Toujours selon Kapitalis, un autre cabinet amerloque (ils sont forts pour examiner les étrangers mais pas les leurs), estime, dans une étude sur les «Fortunes mondiales en 2012», que les Tunisiens riches sont, en Afrique du Nord, ceux qui expatrient le plus, illégalement, leur fortune à l'étranger. Dans ce classement des pays victimes de fuites des capitaux, nos milliardaires tunisiens tiennent la pôle position (45% de leur fortune), devant leurs comparses marocains (seulement 30%). Et que cela continue. Une fuite qui équivaudrait au... budget annuel de l'Etat.

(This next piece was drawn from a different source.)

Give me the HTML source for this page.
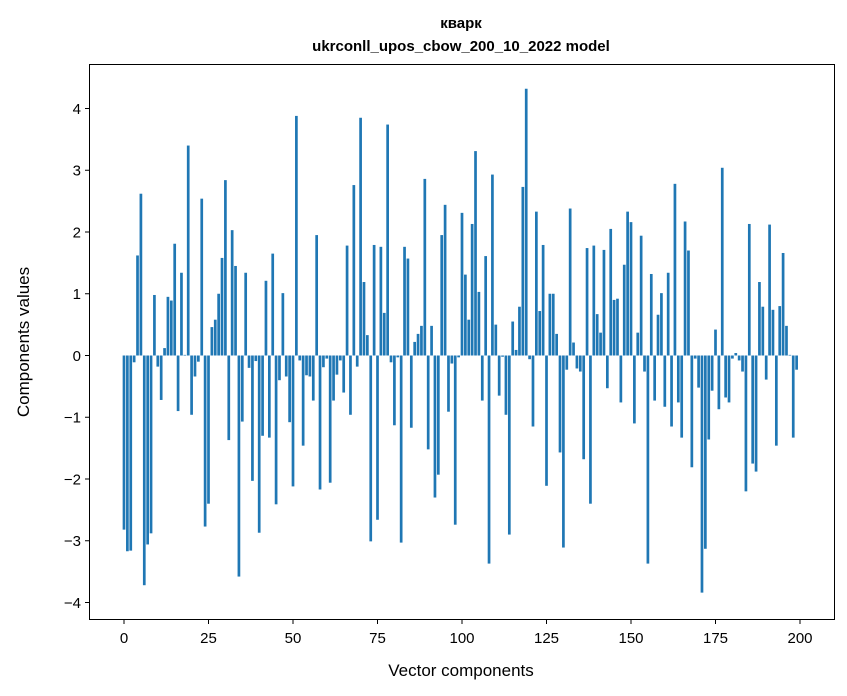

Mais alors, mon frère tunisien, je me demande qui est pauvre actuellement chez nous? Et dire que la révolte ou la révolution, comme toutes les révolutions et les révoltes, a fait table rase des escrocs et des voleurs et a mis (hélas) à la tête de notre nation qui se veut enfin intègre, bon nombre d'hommes proches d'Allah qui ont promis dans leur barbe de combattre et trucider la corruption dans nos murs.
Et bien frérot, une fois encore nous sommes mal barrés!
Une seule satisfaction. Ailleurs il en est certainement de même ! Mais cela, hélas ne nous donne pas à bouffer.
* Citoyen français d'origine tunisienne résident en Tunisie.